The unsolicited extra responsibilities only accelerated Humphreys’ desire to retire, but he knew that was impossible. In one monitored call to his ex-wife, Clemi, in Oklahoma, Humphreys waxed nostalgic about life before the Kennedy crackdown. “It’s so bad now,” Humphreys said, “that the coppers are even afraid to take money because they’re afraid of the G . . . Honey, things were a lot different then, when you were here.” His daughter, Luella, remembered a constant refrain whenever her father visited Oklahoma. “I’m so tired,” he’d say. “I want out so bad, but I made my decision and I have to live with it.” The FBI heard him say, “I got to sit around and control the underworld here.”
The G-men summed up the growing tensions within the Outfit hierarchy: “Humphreys and the other leading Chicago Hoodlums have been unhappy with Sam Giancana . . . Humphreys and Frankie Ferraro apparently met with Giancana’s predecessors, Tony Accardo and Paul Ricca, to discuss their feelings.” In their powwow, the Outfit old-timers, who were old enough to remember Big Jim Colosimo’s disastrous infatuation with a young singer named Dale Winter, worried about Mooney’s infatuation with singers Phyllis McGuire and Keely Smith.
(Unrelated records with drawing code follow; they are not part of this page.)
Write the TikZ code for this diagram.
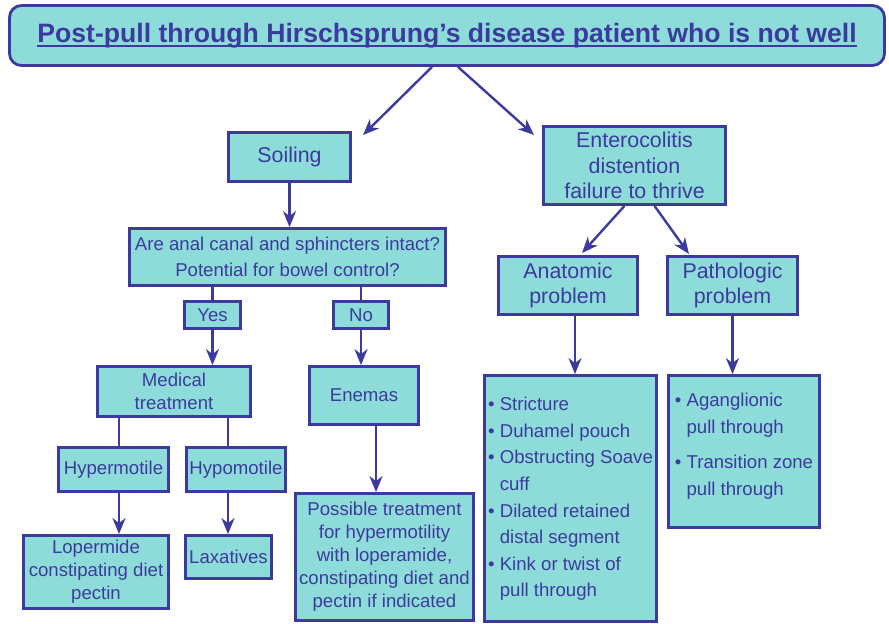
\documentclass[tikz,border=0pt]{standalone}
\usepackage{fontspec}
\setmainfont{Liberation Sans}
\usepackage{tikz}
\usetikzlibrary{arrows.meta}
\definecolor{boxfill}{HTML}{8EDCD9}
\definecolor{ink}{HTML}{3C3A9E}
\newcommand\bodysize{\fontsize{9.3}{11.5}\selectfont}
\newcommand\tallsize{\fontsize{9.3}{12.8}\selectfont}
\newcommand\bigsize{\fontsize{10.7}{12.6}\selectfont}
\newcommand\listsize{\fontsize{9.3}{13.3}\selectfont}
\newcommand\titleul[1]{\setbox0\hbox{#1}\rlap{\rule[-2.2pt]{\wd0}{0.9pt}}\box0}
\tikzset{
  box/.style={draw=ink, fill=boxfill, line width=1.4pt, text=ink, align=center, inner sep=0pt, font=\bodysize},
  tallbox/.style={box, font=\tallsize},
  bigbox/.style={box, font=\bigsize},
  listbox/.style={box, font=\listsize},
  titlebox/.style={box, rounded corners=6pt, font=\fontsize{13.3}{16}\selectfont\bfseries},
  arrow/.style={draw=ink, -{Stealth[length=8pt,width=6.5pt,inset=2.5pt]}, line width=1.2pt},
  link/.style={draw=ink, line width=1.2pt}
}

\begin{document}
\begin{tikzpicture}[x=0.5pt, y=-0.5pt]
\useasboundingbox (0,0) rectangle (889,624);
\node[titlebox, minimum width=437.5pt, minimum height=30pt] (top) at (447,35.5) {\titleul{Post-pull through Hirschsprung’s disease patient who is not well}};
\node[bigbox, minimum width=61pt, minimum height=24.5pt] (soil) at (289.5,157) {Soiling};
\node[bigbox, minimum width=91pt, minimum height=39pt] (entero) at (634.5,165.5) {Enterocolitis\\distention\\failure to thrive};
\node[tallbox, minimum width=158pt, minimum height=28.5pt] (quest) at (287.5,257) {Are anal canal and sphincters intact?\\Potential for bowel control?};
\node[box, minimum width=28pt, minimum height=13.5pt] (yes) at (212.5,315) {Yes};
\node[box, minimum width=27.5pt, minimum height=13.5pt] (no) at (361,315) {No};
\node[bigbox, minimum width=69.5pt, minimum height=29pt] (anat) at (568,285.5) {Anatomic\\problem};
\node[bigbox, minimum width=65pt, minimum height=29pt] (patho) at (732.5,285.5) {Pathologic\\problem};
\node[box, minimum width=76.5pt, minimum height=25pt] (medical) at (174,391.5) {Medical\\treatment};
\node[box, minimum width=54.5pt, minimum height=29pt] (enemas) at (364,395.5) {Enemas};
\node[box, minimum width=55pt, minimum height=22pt] (hyper) at (113.5,469.5) {Hypermotile};
\node[box, minimum width=49.5pt, minimum height=22pt] (hypo) at (236,469.5) {Hypomotile};
\node[box, minimum width=72.5pt, minimum height=36.5pt] (loper) at (96,572) {Lopermide\\constipating diet\\pectin};
\node[box, minimum width=43pt, minimum height=21.5pt] (laxat) at (228.5,557) {Laxatives};
\node[box, minimum width=89pt, minimum height=63.5pt] (possible) at (384.5,557) {Possible treatment\\for hypermotility\\with loperamide,\\constipating diet and\\pectin if indicated};
\node[listbox, minimum width=86pt, minimum height=123pt] (anatlist) at (570.5,498.5) {%
  \begin{tabular}{@{}l@{\hspace{2.6pt}}l@{}}
  \textbullet & Stricture\\
  \textbullet & Duhamel pouch\\
  \textbullet & Obstructing Soave\\
              & cuff\\
  \textbullet & Dilated retained\\
              & distal segment\\
  \textbullet & Kink or twist of\\
              & pull through
  \end{tabular}};
\node[listbox, minimum width=75.5pt, minimum height=76pt] (patholist) at (744,451.5) {%
  \begin{tabular}{@{}l@{\hspace{2.6pt}}l@{}}
  \textbullet & Aganglionic\\
              & pull through\\[4.5pt]
  \textbullet & Transition zone\\
              & pull through\\[6pt]
  \end{tabular}};
\coordinate (soilin) at (363,135);
\coordinate (enteroin) at (534,135);
\coordinate (anatin) at (582,253);
\coordinate (pathoin) at (689,254);
\coordinate (laneA) at (119,0);
\coordinate (laneB) at (228,0);
\coordinate (laneC) at (376,0);
\coordinate (laneD) at (575,0);
\draw[arrow] ([xshift=-7.5pt]top.south) -- (soilin);
\draw[arrow] ([xshift=5.5pt]top.south) -- (enteroin);
\draw[arrow] (soil) -- (quest.north -| soil);
\draw[link] (quest.south -| yes) -- (yes);
\draw[link] (quest.south -| no) -- (no);
\draw[arrow] (yes) -- (medical.north -| yes);
\draw[arrow] (no) -- (enemas.north -| no);
\draw[link] (medical.south -| laneA) -- (hyper.north -| laneA);
\draw[link] (medical.south -| laneB) -- (hypo.north -| laneB);
\draw[arrow] (hyper.south -| laneA) -- (loper.north -| laneA);
\draw[arrow] (hypo.south -| laneB) -- (laxat.north -| laneB);
\draw[arrow] (enemas.south -| laneC) -- (possible.north -| laneC);
\draw[arrow] ([xshift=-5pt]entero.south) -- (anatin);
\draw[arrow] ([xshift=10pt]entero.south) -- (pathoin);
\draw[arrow] (anat.south -| laneD) -- (anatlist.north -| laneD);
\draw[arrow] (patho) -- (patholist.north -| patho);
\end{tikzpicture}
\end{document}
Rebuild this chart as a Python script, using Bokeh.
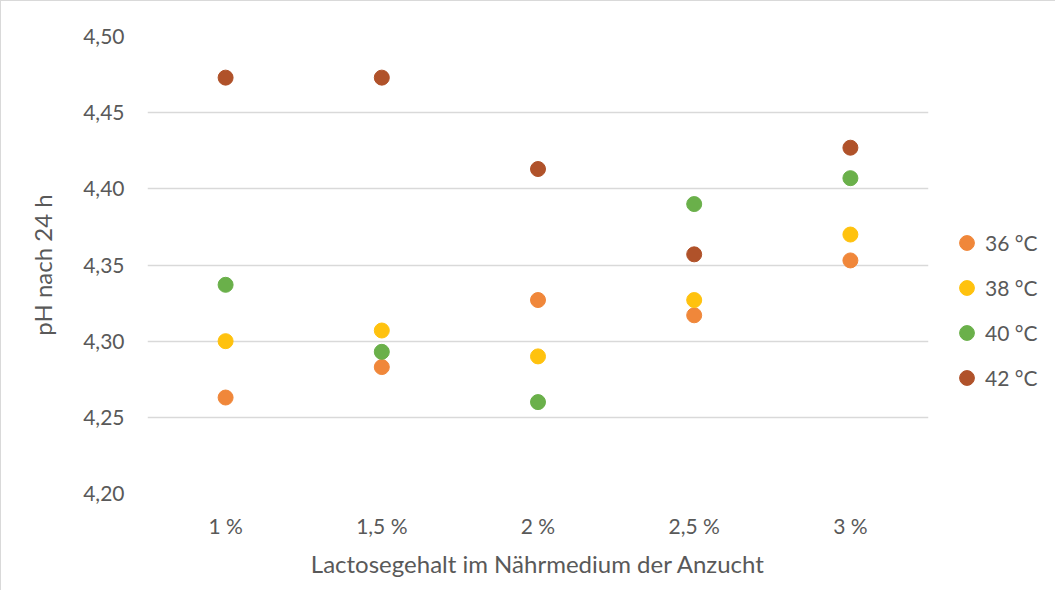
from bokeh.plotting import figure
from bokeh.models import FactorRange, Range1d, CustomJSTickFormatter, FixedTicker, Legend, LegendItem
from bokeh.embed import file_html
from bokeh.resources import INLINE

categories = ["1 %", "1,5 %", "2 %", "2,5 %", "3 %"]
series_names = ["36 °C", "38 °C", "40 °C", "42 °C"]
ph_36 = [4.263, 4.283, 4.327, 4.317, 4.353]
ph_38 = [4.300, 4.307, 4.290, 4.327, 4.370]
ph_40 = [4.337, 4.293, 4.260, 4.390, 4.407]
ph_42 = [4.473, 4.473, 4.413, 4.357, 4.427]
y_ticks = [4.20, 4.25, 4.30, 4.35, 4.40, 4.45, 4.50]
colors = ["#F0873A", "#FFC20E", "#6AB04A", "#B0522A"]

FONT = "Lato"
TXT = "#595959"

p = figure(
    x_range=FactorRange(*categories, range_padding=0),
    y_range=Range1d(4.20, 4.50),
    frame_width=781, frame_height=457,
    min_border_left=146, min_border_right=0, min_border_top=35, min_border_bottom=97,
    output_backend="svg", toolbar_location=None,
)
p.styles = {"border-left": "1px solid #D9D9D9", "border-top": "1px solid #D9D9D9"}
p.outline_line_color = None
p.background_fill_color = "white"
p.border_fill_color = "white"

# two invisible spacer entries keep the visible legend block below the frame's centre
spacer = p.scatter(x=[], y=[], size=15, fill_alpha=0, line_alpha=0)
items = [LegendItem(label="", renderers=[spacer]), LegendItem(label="", renderers=[spacer])]
for name, vals, c in zip(series_names, [ph_36, ph_38, ph_40, ph_42], colors):
    r = p.scatter(x=categories, y=vals, size=15, fill_color=c, line_color=c, marker="circle")
    items.append(LegendItem(label=name, renderers=[r]))

p.xgrid.grid_line_color = None
p.ygrid.grid_line_color = "#D9D9D9"
p.ygrid.grid_line_width = 1.5
p.yaxis.ticker = FixedTicker(ticks=y_ticks)
p.yaxis.formatter = CustomJSTickFormatter(code="return tick.toFixed(2).replace('.', ',');")

for ax in (p.xaxis[0], p.yaxis[0]):
    ax.axis_line_color = None
    ax.major_tick_line_color = None
    ax.minor_tick_line_color = None
    ax.major_label_text_font = FONT
    ax.major_label_text_font_size = "21px"
    ax.major_label_text_color = TXT
    ax.axis_label_text_font = FONT
    ax.axis_label_text_font_size = "24px"
    ax.axis_label_text_color = TXT
    ax.axis_label_text_font_style = "normal"

p.xaxis.axis_label = "Lactosegehalt im Nährmedium der Anzucht"
p.yaxis.axis_label = "pH nach 24 h"
p.yaxis.major_label_standoff = 17
p.xaxis.major_label_standoff = 13
p.xaxis.axis_label_standoff = 8
p.yaxis.axis_label_standoff = 23

legend = Legend(items=items, location="center_left", orientation="vertical",
                glyph_width=37, glyph_height=37, label_height=37, spacing=8,
                padding=0, margin=20, label_standoff=0,
                label_text_font=FONT, label_text_font_size="21px", label_text_color=TXT,
                border_line_color=None, background_fill_alpha=0)
p.add_layout(legend, "right")

open("out.html", "w").write(file_html(p, INLINE))
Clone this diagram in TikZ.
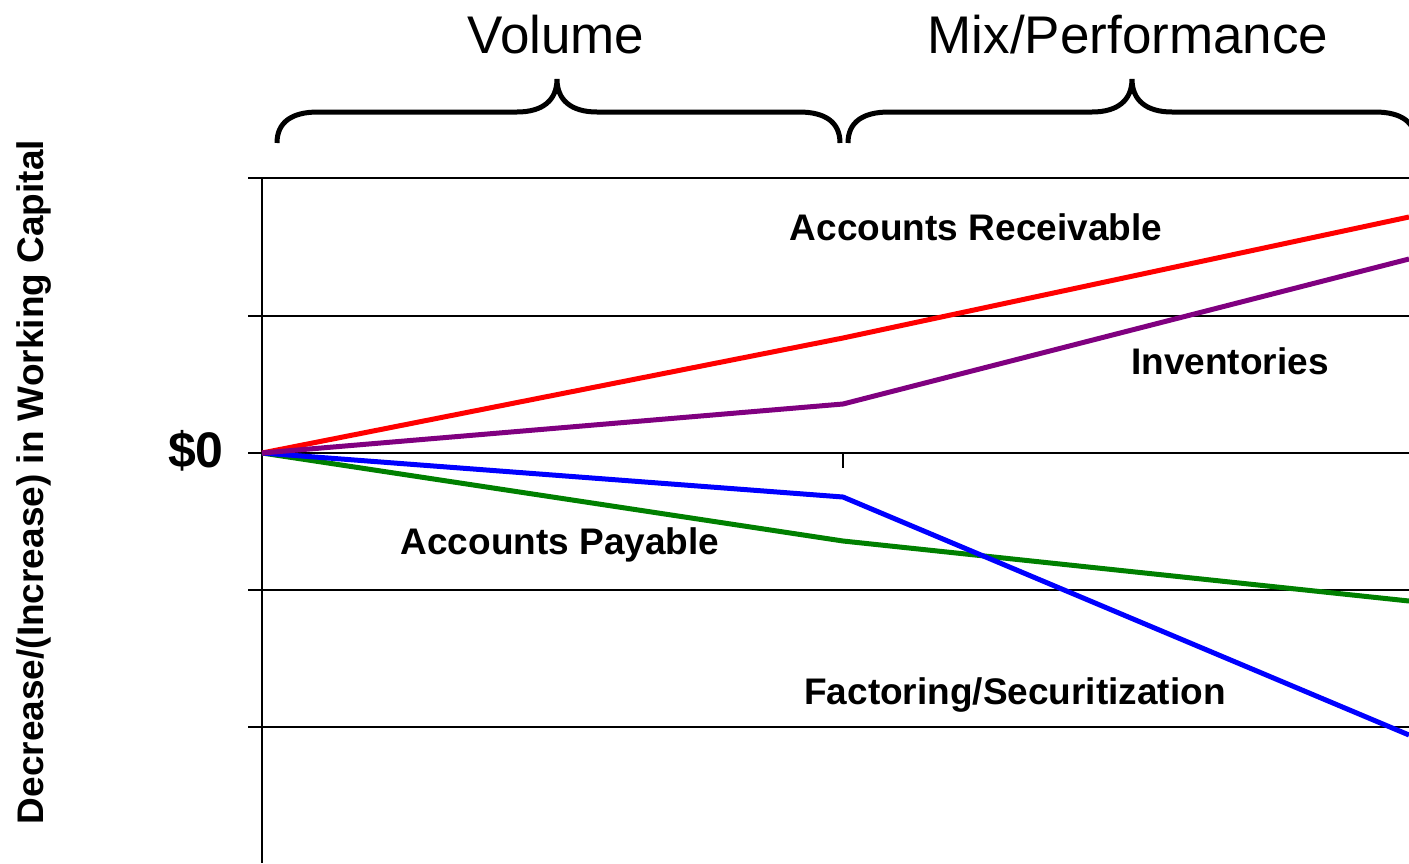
\documentclass[tikz,border=0pt]{standalone}
\usepackage{fontspec}
\setmainfont{Liberation Sans}
\begin{document}
\begin{tikzpicture}[x=1pt,y=-1pt,
  gridline/.style={line width=2pt,black},
  axisline/.style={line width=2.6pt,black},
  series/.style={line width=5pt,line join=round},
  bracepath/.style={line width=5pt,black},
  head/.style={font=\fontsize{53}{60}\selectfont,anchor=base,inner sep=0pt},
  lab/.style={font=\fontsize{37}{42}\selectfont\bfseries,anchor=base,inner sep=0pt},
]
\definecolor{cred}{RGB}{255,0,0}
\definecolor{cpurple}{RGB}{128,0,128}
\definecolor{cblue}{RGB}{0,0,255}
\definecolor{cgreen}{RGB}{0,128,0}
\useasboundingbox (0,0) rectangle (1409,863);
\begin{scope}
\clip (0,0) rectangle (1409,863);
% grid
\foreach \yy in {178,316,453,590,727} \draw[gridline] (248,\yy) -- (1409,\yy);
\draw[axisline] (262,178) -- (262,863);
\coordinate (o) at (262,453);
\coordinate (tk) at (843,453);
\coordinate (tkb) at (843,468);
\draw[gridline] (tk) -- (tkb);
% series
\coordinate (r1) at (843,338); \coordinate (r2) at (1409,217);
\coordinate (p1) at (843,404); \coordinate (p2) at (1409,259);
\coordinate (b1) at (843,497); \coordinate (b2) at (1409,735);
\coordinate (g1) at (843,541); \coordinate (g2) at (1409,601);
\draw[series,cgreen] (o) -- (g1) -- (g2);
\draw[series,cblue] (o) -- (b1) -- (b2);
\draw[series,cred] (o) -- (r1) -- (r2);
\draw[series,cpurple] (o) -- (p1) -- (p2);
% braces
\draw[bracepath] (277,143) .. controls (277,122) and (292,112) .. (318,112) -- (517,112)
  .. controls (543,112) and (557,100) .. (557,79)
  .. controls (557,100) and (571,112) .. (597,112) -- (799,112)
  .. controls (825,112) and (840,122) .. (840,143);
\draw[bracepath] (848,143) .. controls (848,122) and (863,112) .. (889,112) -- (1092,112)
  .. controls (1118,112) and (1132,100) .. (1132,79)
  .. controls (1132,100) and (1146,112) .. (1172,112) -- (1375,112)
  .. controls (1401,112) and (1416,122) .. (1416,143);
\end{scope}
% texts
\node[head] (vol) at (556,53) {Volume};
\node[head] (mix) at (1128,53) {Mix/Performance};
\node[lab] (ar) at (976,240) {Accounts Receivable};
\node[lab] (inv) at (1230,374) {Inventories};
\node[lab] (ap) at (560,554) {Accounts Payable};
\node[lab] (fs) at (1015,704) {Factoring/Securitization};
\node[font=\fontsize{50}{56}\selectfont\bfseries,anchor=base,inner sep=0pt] (zero) at (196,467) {\$0};
\node[lab,rotate=90] (ylab) at (43,482) {Decrease/(Increase) in Working Capital};
\end{tikzpicture}
\end{document}
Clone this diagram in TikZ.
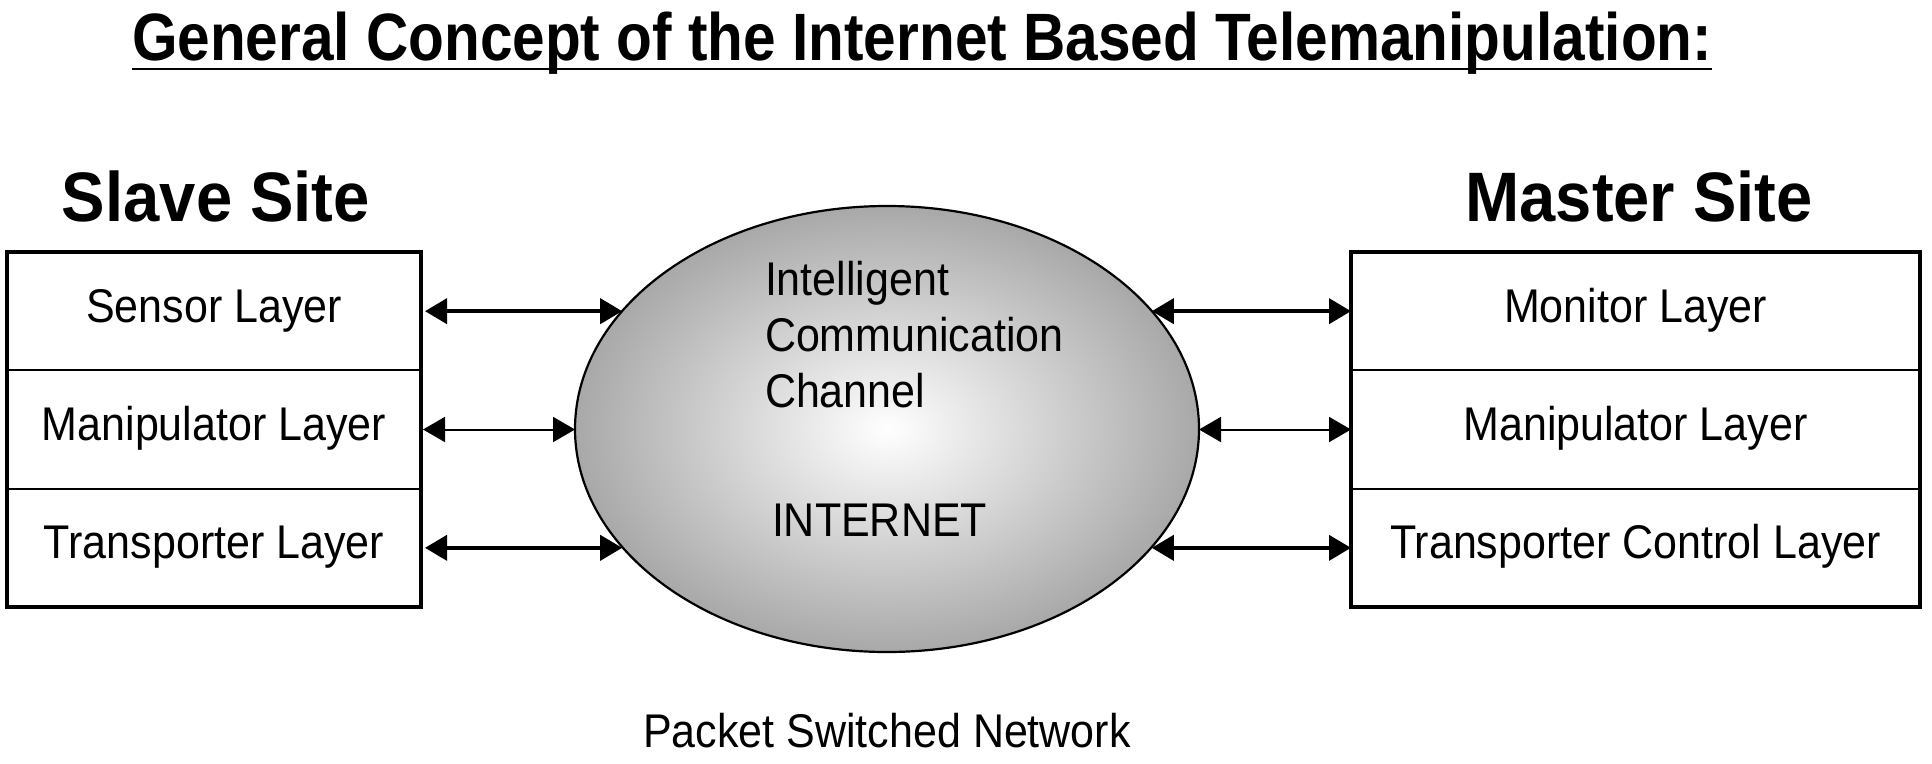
\documentclass[tikz,border=0pt]{standalone}
\usepackage{graphicx}
\usepackage{fontspec}
\setmainfont{Liberation Sans}
\usetikzlibrary{shapes.geometric,arrows.meta}
\newcommand{\vtx}[1]{\scalebox{1}[1.1]{#1}}
\begin{document}
\begin{tikzpicture}[x=1pt,y=-1pt,
  every node/.style={inner sep=0pt, outer sep=0pt},
  layer/.style={draw, line width=2pt, minimum height=118.33pt, font=\fontsize{43}{52}\selectfont, text height=31pt, text depth=9pt},
  slaveL/.style={layer, minimum width=414pt},
  masterL/.style={layer, minimum width=569pt},
  frame/.style={line width=3.2pt},
  site/.style={font=\fontsize{70}{84}\selectfont\bfseries, anchor=base},
  lbl/.style={font=\fontsize{43}{56}\selectfont},
  biarrow/.style={<->, >={Triangle[length=22pt,width=25pt]}},
  thickarrow/.style={biarrow, line width=4pt},
  thinarrow/.style={biarrow, line width=2pt},
]
\useasboundingbox (0,0) rectangle (1932,763);

% title
\node[anchor=base, font=\fontsize{67}{80}\selectfont\bfseries] (title) at (922,60)
  {\resizebox{1580pt}{\height}{General Concept of the Internet Based Telemanipulation:}};
\draw[line width=2.6pt] ([yshift=-9pt]title.base west) -- ([yshift=-9pt]title.base east);

% site headings
\node[site] (slave) at (216,221) {\resizebox{308pt}{\height}{Slave Site}};
\node[site] (master) at (1639,221) {\resizebox{347pt}{\height}{Master Site}};

% slave layers
\node[slaveL] (sens) at (214,311.17) {\vtx{Sensor Layer}};
\node[slaveL] (smani) at (214,429.5) {\vtx{Manipulator Layer}};
\node[slaveL] (strans) at (214,547.83) {\vtx{Transporter Layer}};
\draw[frame] (sens.north west) rectangle (strans.south east);

% master layers
\node[masterL] (mon) at (1635.5,311.17) {\vtx{Monitor Layer}};
\node[masterL] (mmani) at (1635.5,429.5) {\vtx{Manipulator Layer}};
\node[masterL] (mtrans) at (1635.5,547.83) {\vtx{Transporter Control Layer}};
\draw[frame] (mon.north west) rectangle (mtrans.south east);

% internet ellipse
\node[ellipse, draw, line width=2.2pt, minimum width=624pt, minimum height=446pt,
      inner color=white, outer color=black!34] (net) at (887,429) {};
\node[lbl, anchor=north west, align=left] (icc) at (765,261)
  {\vtx{Intelligent}\\\vtx{Communication}\\\vtx{Channel}};
\node[lbl, anchor=base west] (inet) at (772,536) {\vtx{INTERNET}};
\node[lbl, anchor=base] (psn) at (887,747) {\vtx{Packet Switched Network}};

% connectors
\draw[thickarrow] ([xshift=4pt]sens.east) -- (sens.east -| net.156);
\draw[thinarrow] ([xshift=2pt]smani.east) -- (smani.east -| net.west);
\draw[thickarrow] ([xshift=4pt]strans.east) -- (strans.east -| net.204);
\draw[thickarrow] (mon.west -| net.24) -- (mon.west);
\draw[thinarrow] (mmani.west -| net.east) -- (mmani.west);
\draw[thickarrow] (mtrans.west -| net.336) -- (mtrans.west);
\end{tikzpicture}
\end{document}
Mooney was not the only one shirking his responsibilities. Johnny Rosselli was increasingly absent from his Sin City post in favor of participating in CIA derring-do and bedding Vegas showgirls and Hollywood starlets. “Johnny became starstruck, like Mooney,” remembers Jeanne Humphreys. “And he talked too much. The very first time I met him, he laughed about how he had whacked the wrong guy once by mistake. Murray was appalled that he would talk like that to me.” In one Celano’s conversation with Giancana, Curly spoke of how he had to repeatedly discipline Rosselli: “I’ve known Johnny, and I’ve always kind of liked him. But after all, you have to be honest when you talk to him.” Curly recalled how he once scolded Johnny, saying, “Listen to me, you fucker. When I talk, this is it. Don’t you give me this shit. I’m one of the old-timers. I’m not a young punk. You’re talking to the wrong guy.” Humphreys added, “So then he changed his mind.”